At the planning hearing, Scott Sewell, conservation director of Maryland BASS Nation, called the Mattawoman “a rare gem.”
“It’s home to such a wide variety of species that spawn there and live there,” he said, “and fishermen come from all over the country to fish, especially for the bass tournaments [for] largemouth bass that live there.
He noted that bass anglers also used to frequent Piscataway Creek, a Potomac tributary to the north, but stopped as the water quality and fishery declined. Recently, Sewell said he’d seen troubling signs as well in the Mattawoman. At a recent fishing tournament in the creek’s upper reaches, he said he didn’t get a single bite.

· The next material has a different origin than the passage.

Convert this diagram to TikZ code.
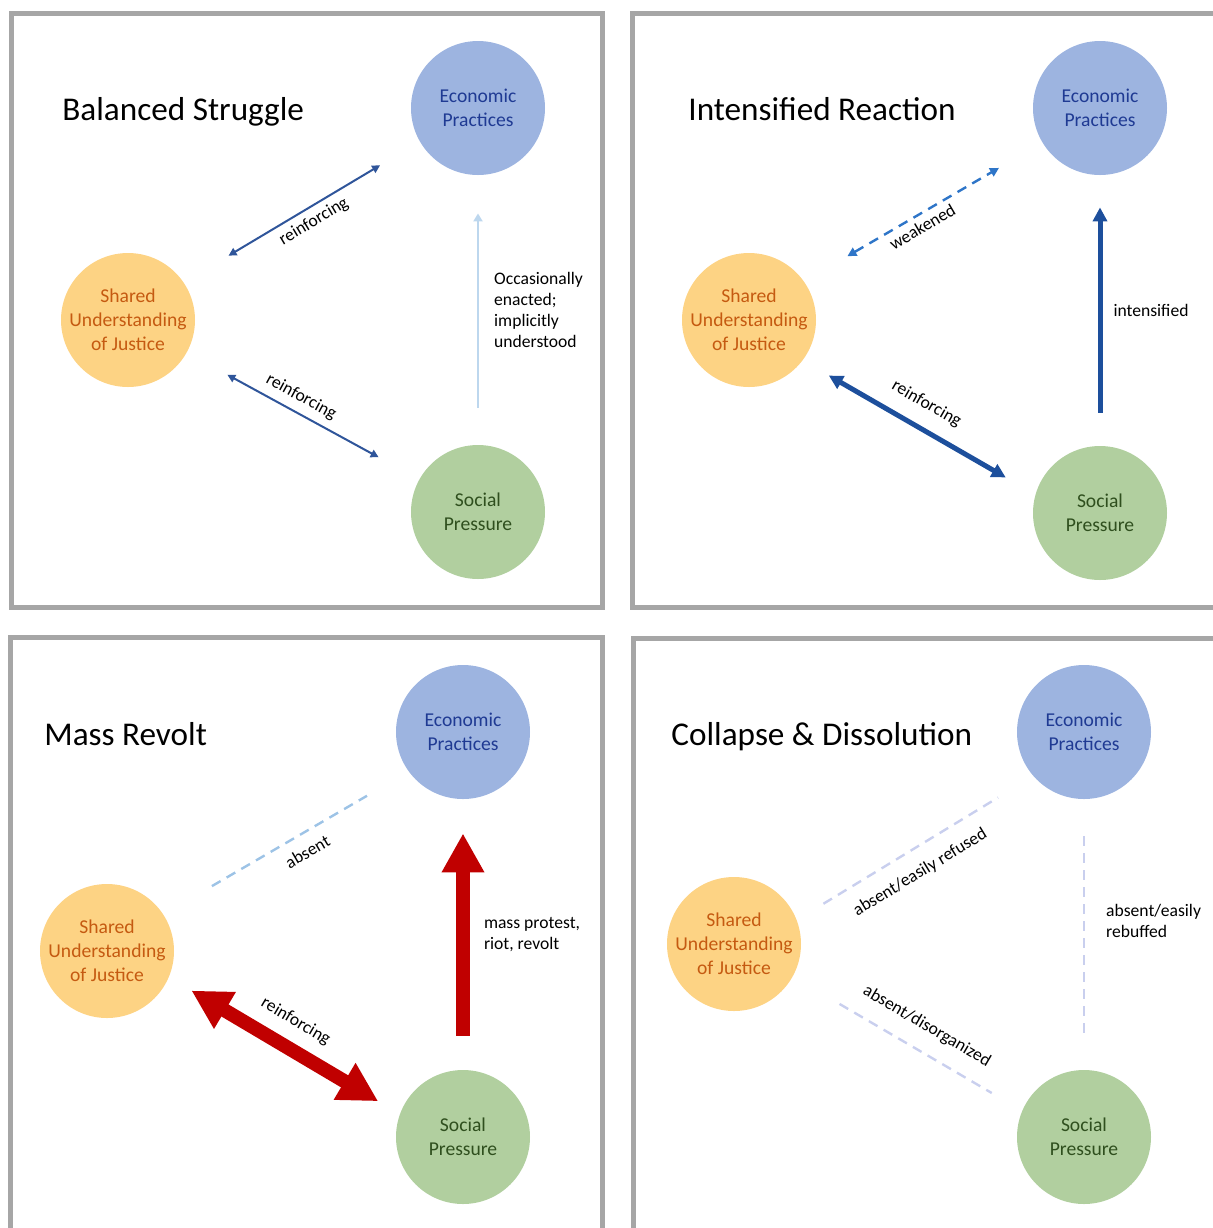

“What I did notice is the water is not as deep and clean as it used to be,” he said. The indications of siltation he saw “should be an alarm ... that something is going on.”
“If anything,” he added, “you should be trying to preserve more land to filter the water ... You’ve taken a step forward with putting this land in preservation. Please don’t take two steps back.”
Bonnie Bick, a longtime environmental activist and advocate for Mattawoman Creek, said she believes that despite the county’s protective actions in 2016, the creek has continued to lose ground from development in the unprotected upper portion of the watershed.
“I’ve been working to save Mattawoman Creek for almost 30 years, and it’s terrible to watch it decline mainly from stormwater runoff,” she told the planning commission. “The tipping point is critically close,” she warned. “Instead of removing the [watershed conservation district], additional efforts need to be made to save the Mattawoman.”
If the planning commission recommends approval of the change, it then goes to the board of county commissioners for a public hearing and decision.
Anne Stark, the paddling enthusiast, said she’s “just dumbfounded that people aren’t outraged” by the move to allow more development. “We don’t have many places like this left,” she said. “You’d think we’d learned.”